▶ _Exercise material_:
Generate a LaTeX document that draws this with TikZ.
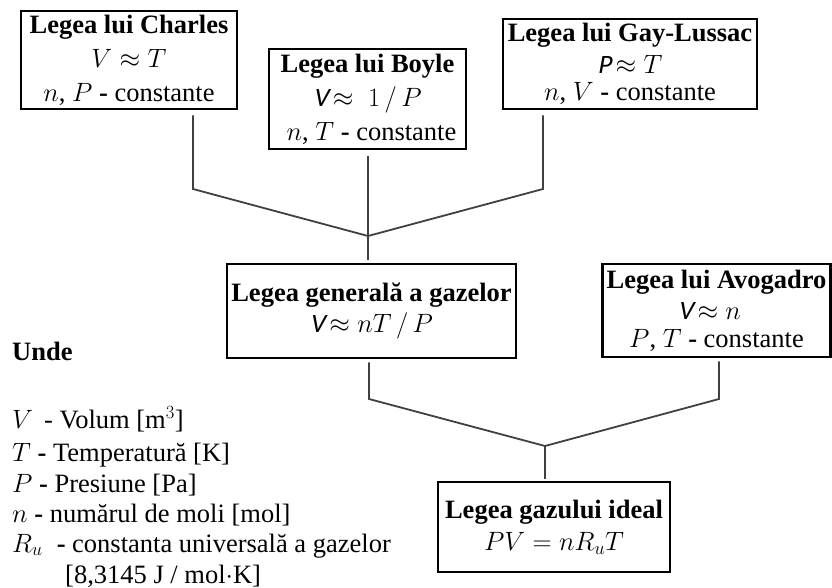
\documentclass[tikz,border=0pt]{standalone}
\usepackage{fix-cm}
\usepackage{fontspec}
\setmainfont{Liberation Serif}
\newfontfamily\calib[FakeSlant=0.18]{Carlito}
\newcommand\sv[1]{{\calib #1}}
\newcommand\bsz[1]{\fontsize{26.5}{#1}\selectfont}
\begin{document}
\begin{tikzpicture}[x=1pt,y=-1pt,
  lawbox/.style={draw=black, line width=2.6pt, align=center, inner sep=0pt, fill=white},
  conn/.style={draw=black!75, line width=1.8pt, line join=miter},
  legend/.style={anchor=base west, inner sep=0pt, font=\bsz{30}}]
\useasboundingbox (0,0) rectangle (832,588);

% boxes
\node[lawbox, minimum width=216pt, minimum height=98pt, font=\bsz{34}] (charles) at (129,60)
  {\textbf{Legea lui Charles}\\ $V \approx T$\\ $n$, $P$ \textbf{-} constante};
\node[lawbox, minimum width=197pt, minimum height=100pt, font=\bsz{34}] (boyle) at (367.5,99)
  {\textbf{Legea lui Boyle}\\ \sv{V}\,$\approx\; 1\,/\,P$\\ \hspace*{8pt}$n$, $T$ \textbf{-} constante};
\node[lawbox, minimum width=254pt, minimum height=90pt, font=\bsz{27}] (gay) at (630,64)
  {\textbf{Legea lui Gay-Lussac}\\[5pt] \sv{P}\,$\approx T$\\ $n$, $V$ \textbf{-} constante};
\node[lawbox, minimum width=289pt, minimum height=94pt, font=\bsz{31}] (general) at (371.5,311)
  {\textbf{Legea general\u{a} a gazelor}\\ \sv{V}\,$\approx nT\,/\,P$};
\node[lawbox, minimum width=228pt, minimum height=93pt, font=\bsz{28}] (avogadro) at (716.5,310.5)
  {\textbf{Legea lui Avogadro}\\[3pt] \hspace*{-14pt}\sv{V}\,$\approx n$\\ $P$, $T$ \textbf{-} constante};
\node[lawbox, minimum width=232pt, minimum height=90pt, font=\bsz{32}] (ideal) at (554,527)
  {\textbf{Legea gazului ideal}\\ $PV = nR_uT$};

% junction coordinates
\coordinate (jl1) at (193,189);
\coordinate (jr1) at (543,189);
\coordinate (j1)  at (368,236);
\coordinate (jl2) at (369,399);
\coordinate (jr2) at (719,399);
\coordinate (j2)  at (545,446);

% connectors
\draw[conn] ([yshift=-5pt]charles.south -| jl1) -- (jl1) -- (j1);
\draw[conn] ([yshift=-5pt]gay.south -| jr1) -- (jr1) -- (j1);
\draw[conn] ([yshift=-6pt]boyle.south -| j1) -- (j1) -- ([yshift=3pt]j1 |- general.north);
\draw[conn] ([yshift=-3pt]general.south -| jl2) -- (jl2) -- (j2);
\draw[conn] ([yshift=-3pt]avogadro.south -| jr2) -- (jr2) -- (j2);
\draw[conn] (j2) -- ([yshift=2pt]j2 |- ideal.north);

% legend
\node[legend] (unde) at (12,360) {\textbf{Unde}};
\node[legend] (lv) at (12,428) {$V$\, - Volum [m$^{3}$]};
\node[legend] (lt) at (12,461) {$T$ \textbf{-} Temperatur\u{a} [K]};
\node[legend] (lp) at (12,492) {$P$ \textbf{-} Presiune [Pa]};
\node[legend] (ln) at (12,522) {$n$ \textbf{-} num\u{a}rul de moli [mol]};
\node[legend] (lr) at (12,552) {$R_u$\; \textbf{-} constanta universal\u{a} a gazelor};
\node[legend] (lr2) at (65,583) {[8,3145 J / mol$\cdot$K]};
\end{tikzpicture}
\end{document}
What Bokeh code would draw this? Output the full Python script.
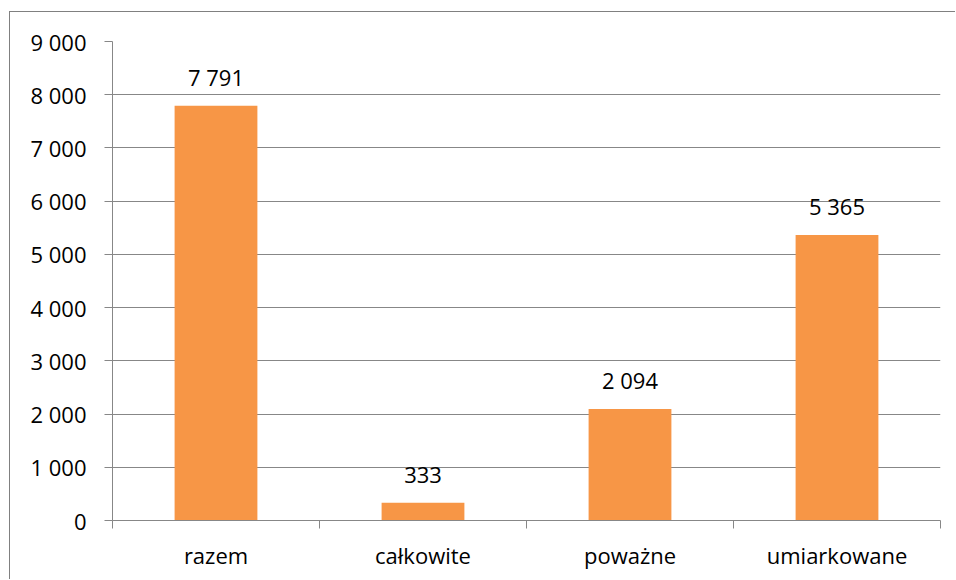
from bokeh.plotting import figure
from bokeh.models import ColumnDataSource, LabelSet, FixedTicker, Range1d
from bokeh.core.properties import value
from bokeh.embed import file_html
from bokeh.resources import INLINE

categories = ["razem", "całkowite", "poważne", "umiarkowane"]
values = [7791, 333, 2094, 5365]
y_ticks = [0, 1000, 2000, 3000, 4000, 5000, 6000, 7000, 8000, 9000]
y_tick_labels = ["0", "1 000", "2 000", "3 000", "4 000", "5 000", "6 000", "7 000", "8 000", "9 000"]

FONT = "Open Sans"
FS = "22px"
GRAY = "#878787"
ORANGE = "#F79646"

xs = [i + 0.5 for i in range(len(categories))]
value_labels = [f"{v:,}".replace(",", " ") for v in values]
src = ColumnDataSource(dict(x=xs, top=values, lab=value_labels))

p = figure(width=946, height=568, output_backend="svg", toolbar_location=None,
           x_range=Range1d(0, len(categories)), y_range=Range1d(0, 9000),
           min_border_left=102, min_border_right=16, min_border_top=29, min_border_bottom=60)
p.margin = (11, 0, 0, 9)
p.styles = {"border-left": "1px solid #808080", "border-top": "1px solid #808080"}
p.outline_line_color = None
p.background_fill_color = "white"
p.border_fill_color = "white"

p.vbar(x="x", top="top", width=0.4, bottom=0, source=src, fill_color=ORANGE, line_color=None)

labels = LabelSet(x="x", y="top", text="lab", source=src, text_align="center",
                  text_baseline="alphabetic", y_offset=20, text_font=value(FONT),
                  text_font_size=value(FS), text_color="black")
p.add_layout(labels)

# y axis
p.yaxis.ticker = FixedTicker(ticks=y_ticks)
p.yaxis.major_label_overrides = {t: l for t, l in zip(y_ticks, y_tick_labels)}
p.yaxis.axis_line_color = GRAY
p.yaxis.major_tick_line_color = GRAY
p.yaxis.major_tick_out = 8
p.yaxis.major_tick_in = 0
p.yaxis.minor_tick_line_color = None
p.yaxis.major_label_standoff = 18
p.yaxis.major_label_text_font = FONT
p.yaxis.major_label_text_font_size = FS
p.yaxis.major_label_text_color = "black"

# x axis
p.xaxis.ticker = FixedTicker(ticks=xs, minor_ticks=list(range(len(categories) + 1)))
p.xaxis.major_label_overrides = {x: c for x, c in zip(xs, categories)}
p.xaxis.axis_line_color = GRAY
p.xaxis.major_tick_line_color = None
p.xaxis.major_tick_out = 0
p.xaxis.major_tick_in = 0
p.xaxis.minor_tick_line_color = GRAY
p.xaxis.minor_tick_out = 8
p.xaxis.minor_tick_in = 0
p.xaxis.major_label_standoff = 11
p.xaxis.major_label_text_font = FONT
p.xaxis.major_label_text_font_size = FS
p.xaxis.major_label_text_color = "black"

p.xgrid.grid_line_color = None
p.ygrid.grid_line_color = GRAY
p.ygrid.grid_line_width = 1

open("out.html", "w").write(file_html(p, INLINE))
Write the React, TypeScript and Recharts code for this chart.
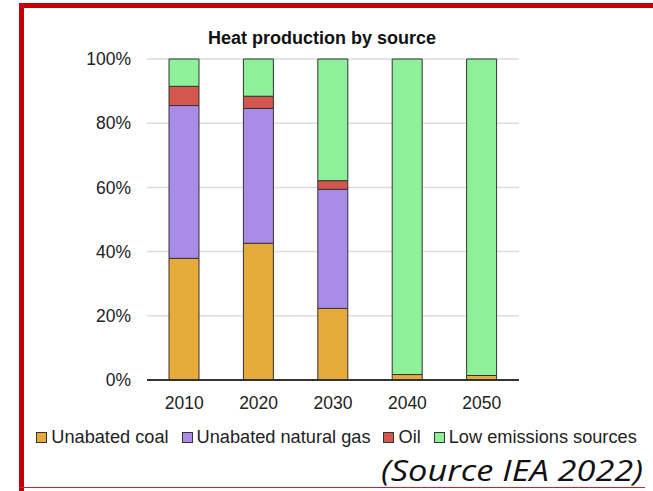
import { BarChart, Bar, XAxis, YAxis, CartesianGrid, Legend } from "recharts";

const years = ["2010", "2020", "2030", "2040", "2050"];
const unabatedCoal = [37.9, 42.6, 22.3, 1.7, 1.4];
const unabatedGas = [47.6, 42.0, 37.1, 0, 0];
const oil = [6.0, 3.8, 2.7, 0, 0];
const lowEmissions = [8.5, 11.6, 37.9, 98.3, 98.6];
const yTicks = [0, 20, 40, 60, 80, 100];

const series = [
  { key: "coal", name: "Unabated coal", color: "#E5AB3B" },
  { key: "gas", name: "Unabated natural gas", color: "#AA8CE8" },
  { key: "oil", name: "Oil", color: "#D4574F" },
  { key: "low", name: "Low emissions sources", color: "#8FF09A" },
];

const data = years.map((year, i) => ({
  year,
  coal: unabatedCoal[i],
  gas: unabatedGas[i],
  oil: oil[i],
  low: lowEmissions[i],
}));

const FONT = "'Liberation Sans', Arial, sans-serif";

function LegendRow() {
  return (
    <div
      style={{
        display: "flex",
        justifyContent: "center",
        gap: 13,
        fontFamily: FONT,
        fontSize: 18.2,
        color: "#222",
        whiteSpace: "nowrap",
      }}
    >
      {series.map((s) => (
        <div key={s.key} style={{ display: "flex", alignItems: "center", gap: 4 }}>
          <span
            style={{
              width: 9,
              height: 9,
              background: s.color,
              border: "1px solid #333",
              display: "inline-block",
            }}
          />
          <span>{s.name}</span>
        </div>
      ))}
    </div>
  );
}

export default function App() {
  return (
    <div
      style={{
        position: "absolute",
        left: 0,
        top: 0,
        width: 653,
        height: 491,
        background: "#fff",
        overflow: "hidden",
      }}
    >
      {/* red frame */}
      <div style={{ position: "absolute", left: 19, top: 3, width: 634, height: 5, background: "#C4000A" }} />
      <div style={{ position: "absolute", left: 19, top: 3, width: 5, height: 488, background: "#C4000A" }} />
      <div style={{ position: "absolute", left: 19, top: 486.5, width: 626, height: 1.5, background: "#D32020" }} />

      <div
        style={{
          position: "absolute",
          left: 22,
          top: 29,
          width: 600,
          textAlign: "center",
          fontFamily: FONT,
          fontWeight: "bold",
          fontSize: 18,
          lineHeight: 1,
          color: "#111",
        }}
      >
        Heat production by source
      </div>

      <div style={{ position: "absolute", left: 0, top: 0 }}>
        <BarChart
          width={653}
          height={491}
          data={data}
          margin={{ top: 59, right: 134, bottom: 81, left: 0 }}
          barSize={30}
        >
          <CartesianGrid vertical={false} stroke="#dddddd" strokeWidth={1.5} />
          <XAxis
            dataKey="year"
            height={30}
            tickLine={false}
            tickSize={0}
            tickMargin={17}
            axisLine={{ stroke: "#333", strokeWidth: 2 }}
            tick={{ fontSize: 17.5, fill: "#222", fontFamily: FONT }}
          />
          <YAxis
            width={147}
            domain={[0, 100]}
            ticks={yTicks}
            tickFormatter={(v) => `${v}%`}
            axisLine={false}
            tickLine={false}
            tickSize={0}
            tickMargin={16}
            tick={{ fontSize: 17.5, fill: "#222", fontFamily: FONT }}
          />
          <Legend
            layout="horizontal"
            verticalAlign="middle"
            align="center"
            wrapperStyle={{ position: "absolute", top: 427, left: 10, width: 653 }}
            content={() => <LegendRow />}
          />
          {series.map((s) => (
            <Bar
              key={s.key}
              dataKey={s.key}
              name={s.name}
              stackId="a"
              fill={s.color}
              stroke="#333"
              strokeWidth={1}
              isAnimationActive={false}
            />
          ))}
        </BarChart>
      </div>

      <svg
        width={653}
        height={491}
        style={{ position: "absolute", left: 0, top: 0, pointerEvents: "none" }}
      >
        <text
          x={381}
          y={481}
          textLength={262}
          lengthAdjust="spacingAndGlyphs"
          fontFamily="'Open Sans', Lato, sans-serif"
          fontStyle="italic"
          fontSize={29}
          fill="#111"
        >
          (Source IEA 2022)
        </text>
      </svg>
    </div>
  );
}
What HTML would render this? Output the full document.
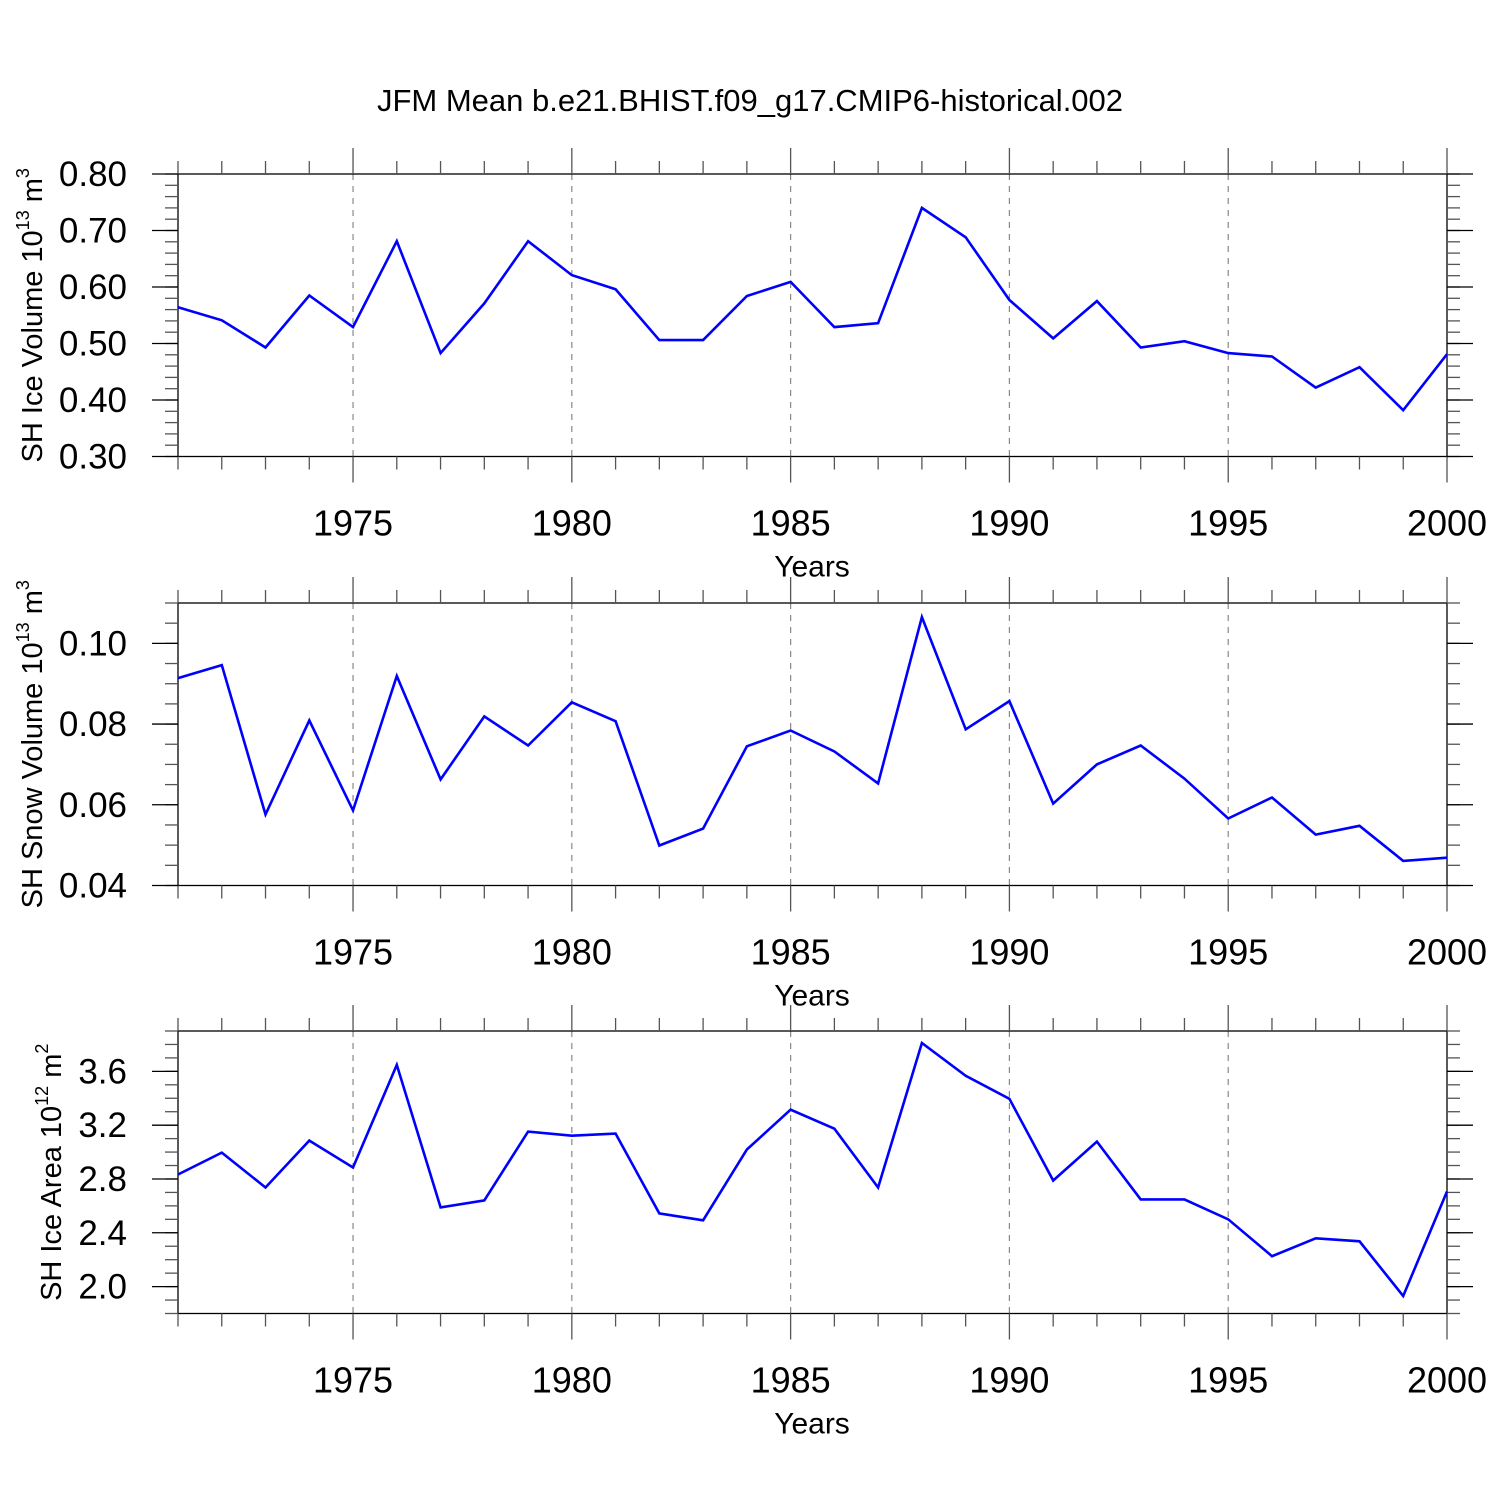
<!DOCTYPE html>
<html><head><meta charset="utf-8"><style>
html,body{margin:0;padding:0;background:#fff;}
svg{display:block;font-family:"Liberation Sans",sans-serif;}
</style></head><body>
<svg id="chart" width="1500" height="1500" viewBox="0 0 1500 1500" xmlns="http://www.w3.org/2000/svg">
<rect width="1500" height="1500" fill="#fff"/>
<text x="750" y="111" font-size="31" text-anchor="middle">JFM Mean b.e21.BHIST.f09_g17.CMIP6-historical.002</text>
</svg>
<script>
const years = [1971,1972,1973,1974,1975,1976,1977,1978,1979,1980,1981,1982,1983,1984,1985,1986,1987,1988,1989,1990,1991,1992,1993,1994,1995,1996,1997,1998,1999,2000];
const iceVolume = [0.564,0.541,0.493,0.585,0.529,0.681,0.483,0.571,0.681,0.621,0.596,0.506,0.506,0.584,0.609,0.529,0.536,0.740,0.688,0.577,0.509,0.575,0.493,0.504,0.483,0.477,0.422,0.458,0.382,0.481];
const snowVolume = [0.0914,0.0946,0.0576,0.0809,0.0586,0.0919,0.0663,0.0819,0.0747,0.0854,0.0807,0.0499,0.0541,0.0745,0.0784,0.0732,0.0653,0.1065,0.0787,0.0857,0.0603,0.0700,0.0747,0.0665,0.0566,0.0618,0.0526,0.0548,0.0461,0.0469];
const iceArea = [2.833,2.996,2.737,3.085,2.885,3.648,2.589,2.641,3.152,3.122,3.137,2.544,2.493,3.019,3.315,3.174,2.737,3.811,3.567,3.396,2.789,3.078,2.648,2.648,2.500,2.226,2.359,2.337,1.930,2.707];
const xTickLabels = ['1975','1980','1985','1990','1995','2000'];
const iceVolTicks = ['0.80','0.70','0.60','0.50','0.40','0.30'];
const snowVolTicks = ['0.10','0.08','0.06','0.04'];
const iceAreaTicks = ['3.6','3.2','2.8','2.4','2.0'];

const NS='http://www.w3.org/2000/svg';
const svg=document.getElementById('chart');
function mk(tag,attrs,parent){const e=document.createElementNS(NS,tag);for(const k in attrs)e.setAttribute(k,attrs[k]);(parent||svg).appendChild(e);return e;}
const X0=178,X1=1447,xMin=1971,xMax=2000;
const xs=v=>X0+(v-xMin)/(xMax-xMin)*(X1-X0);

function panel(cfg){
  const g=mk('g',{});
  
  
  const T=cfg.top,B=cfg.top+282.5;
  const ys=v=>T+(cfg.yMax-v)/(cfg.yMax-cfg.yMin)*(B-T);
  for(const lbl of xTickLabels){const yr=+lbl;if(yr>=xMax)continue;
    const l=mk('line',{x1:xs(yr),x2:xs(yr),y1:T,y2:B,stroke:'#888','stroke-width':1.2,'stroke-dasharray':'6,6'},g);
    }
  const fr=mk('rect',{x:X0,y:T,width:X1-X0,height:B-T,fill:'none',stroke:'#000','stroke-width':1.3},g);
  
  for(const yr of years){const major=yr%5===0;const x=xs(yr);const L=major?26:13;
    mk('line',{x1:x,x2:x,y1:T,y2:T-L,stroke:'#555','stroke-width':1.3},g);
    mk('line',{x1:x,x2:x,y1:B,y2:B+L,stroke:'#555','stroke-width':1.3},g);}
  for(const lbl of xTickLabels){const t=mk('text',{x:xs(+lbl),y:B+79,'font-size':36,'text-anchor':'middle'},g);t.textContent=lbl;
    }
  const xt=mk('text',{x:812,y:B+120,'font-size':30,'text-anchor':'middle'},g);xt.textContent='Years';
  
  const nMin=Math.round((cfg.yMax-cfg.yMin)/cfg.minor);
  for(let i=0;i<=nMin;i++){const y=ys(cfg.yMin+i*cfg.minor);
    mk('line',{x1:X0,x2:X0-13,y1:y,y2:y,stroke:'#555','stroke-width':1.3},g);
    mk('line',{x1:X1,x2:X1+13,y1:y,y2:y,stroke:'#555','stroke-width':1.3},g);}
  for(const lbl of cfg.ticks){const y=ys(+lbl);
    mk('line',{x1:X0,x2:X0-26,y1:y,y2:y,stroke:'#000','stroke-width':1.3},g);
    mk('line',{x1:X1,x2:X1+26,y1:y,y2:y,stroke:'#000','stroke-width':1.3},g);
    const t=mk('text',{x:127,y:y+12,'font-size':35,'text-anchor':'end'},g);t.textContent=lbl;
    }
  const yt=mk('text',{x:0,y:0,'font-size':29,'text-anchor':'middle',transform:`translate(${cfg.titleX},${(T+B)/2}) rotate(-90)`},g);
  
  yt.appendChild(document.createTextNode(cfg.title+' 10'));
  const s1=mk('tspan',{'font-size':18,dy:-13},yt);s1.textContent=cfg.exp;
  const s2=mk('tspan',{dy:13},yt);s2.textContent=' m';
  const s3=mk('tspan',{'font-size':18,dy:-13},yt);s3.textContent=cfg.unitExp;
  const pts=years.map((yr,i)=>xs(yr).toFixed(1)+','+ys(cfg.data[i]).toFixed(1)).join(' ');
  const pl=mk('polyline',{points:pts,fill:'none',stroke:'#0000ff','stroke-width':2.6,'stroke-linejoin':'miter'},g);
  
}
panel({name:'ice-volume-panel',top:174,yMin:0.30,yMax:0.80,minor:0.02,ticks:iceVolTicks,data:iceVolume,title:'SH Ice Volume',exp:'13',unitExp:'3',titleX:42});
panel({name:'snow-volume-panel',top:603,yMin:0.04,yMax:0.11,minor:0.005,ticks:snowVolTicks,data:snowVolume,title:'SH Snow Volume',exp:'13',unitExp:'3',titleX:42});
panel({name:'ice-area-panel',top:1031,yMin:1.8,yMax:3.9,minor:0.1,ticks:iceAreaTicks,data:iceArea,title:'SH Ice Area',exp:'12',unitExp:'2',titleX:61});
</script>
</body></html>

▶ _Directions for this task_:
Only the lines between the line with "Write the React, TypeScript" and the line with "const yTicks = [0, 20, 40, 60, 80, 100];", inclusive, should be reproduced, exactly as written and without pictures.

▶ _Solution below_:
Write the React, TypeScript and Recharts code for this chart.
import { BarChart, Bar, XAxis, YAxis, CartesianGrid, Legend } from "recharts";

const years = ["2010", "2020", "2030", "2040", "2050"];
const unabatedCoal = [37.9, 42.6, 22.3, 1.7, 1.4];
const unabatedGas = [47.6, 42.0, 37.1, 0, 0];
const oil = [6.0, 3.8, 2.7, 0, 0];
const lowEmissions = [8.5, 11.6, 37.9, 98.3, 98.6];
const yTicks = [0, 20, 40, 60, 80, 100];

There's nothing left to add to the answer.